2. Meanwhile, put the fresh turmeric, shallots, galangal, garlic, chili and lemongrass in a food processor, grind until they form a smooth paste. Add the sugar, coriander powder and cumin powder and salt mix until combine.
3. Add the spice paste to the chicken, mix thoroughly, making sure each piece is coated with the spice paste. Cover with cling film, refrigerate for at least 4 hours or overnight.
4. To make the sauce, put the shallots, onion, red chilli, dried red chillies and lemongrass in a food processor. Grind until smooth and set aside. Meanwhile, put 80ml of the warm water into a bowl and add the tamarind pulp. Let soak for 15 minutes or until it becomes soft. Use a spoon to break the pulp into a pliable form. Strain through a fine sieve set over a bowl, discard the solid.

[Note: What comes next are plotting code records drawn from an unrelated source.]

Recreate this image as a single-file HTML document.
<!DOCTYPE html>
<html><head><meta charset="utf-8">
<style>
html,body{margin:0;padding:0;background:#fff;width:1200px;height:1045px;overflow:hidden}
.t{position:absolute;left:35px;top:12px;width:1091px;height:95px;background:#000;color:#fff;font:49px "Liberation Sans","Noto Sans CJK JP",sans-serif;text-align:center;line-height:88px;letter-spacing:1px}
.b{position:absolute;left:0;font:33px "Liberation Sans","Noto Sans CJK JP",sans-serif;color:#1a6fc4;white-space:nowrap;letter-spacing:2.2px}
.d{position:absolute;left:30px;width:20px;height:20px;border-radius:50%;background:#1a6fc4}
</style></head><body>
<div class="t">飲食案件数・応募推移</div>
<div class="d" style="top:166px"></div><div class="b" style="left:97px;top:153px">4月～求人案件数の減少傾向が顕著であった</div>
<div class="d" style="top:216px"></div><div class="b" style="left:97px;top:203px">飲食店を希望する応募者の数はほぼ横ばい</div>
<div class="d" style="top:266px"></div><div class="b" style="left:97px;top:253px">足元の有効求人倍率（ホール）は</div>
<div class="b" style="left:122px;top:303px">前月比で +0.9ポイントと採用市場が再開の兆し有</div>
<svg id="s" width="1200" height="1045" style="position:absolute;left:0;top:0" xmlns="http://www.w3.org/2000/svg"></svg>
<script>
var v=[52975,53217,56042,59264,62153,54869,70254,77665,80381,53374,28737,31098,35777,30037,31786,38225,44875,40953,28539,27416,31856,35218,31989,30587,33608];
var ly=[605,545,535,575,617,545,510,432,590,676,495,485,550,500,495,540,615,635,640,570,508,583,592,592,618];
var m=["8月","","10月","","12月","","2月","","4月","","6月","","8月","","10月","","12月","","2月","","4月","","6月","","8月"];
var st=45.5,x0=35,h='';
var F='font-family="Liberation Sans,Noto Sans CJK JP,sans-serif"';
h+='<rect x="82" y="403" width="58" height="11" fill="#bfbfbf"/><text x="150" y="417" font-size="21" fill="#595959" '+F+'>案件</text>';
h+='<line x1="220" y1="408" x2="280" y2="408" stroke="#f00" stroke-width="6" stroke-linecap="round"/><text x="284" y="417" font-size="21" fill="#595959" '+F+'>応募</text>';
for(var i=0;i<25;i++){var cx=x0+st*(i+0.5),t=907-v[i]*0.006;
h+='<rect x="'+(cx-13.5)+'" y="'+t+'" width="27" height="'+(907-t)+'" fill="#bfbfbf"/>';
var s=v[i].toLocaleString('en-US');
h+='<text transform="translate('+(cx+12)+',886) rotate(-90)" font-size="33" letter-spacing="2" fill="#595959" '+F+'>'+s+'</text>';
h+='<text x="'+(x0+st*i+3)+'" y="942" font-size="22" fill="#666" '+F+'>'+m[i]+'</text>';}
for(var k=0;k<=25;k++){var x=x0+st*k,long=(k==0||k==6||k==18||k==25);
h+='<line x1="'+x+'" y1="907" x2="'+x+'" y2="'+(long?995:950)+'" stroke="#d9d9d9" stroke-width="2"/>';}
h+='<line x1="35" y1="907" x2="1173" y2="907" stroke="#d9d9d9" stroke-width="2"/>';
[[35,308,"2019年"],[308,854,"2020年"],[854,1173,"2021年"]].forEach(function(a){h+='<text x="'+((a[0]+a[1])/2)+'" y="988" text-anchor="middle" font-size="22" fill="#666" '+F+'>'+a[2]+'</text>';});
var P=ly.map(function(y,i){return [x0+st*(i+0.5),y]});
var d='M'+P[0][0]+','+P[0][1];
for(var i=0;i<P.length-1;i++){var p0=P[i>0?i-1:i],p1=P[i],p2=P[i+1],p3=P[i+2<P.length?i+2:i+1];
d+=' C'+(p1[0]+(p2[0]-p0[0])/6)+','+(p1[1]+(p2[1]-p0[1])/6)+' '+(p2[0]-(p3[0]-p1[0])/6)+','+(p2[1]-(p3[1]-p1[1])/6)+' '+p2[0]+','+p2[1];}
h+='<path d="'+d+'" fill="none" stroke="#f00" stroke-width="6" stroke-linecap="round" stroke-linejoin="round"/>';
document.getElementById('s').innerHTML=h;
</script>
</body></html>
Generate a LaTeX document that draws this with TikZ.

5. In a saucepan over medium high heat, put the sunflower oil and add the spice paste. Cook and stir constantly for about 8-10 minutes or until the paste gets darker in color and very fragrant. Add the tamarind water and stir. Add the rest of the water and bring to the boil for a few seconds. Add the sugar and soya sauce, stir and let it simmer for 1 minute or so. Add the ground roasted peanuts, stir and set aside.
6. Thread 4 strips of chicken onto each skewer, in order to obtain a loose S shape. Then pop them under the grill for about 7.5 cm from the heat source, giving them about 3-4 minutes on each side. Alternatively, grill the skewered meat over the BBQ. Place the skewers on warm plates and serve with the peanut sauce handed separately.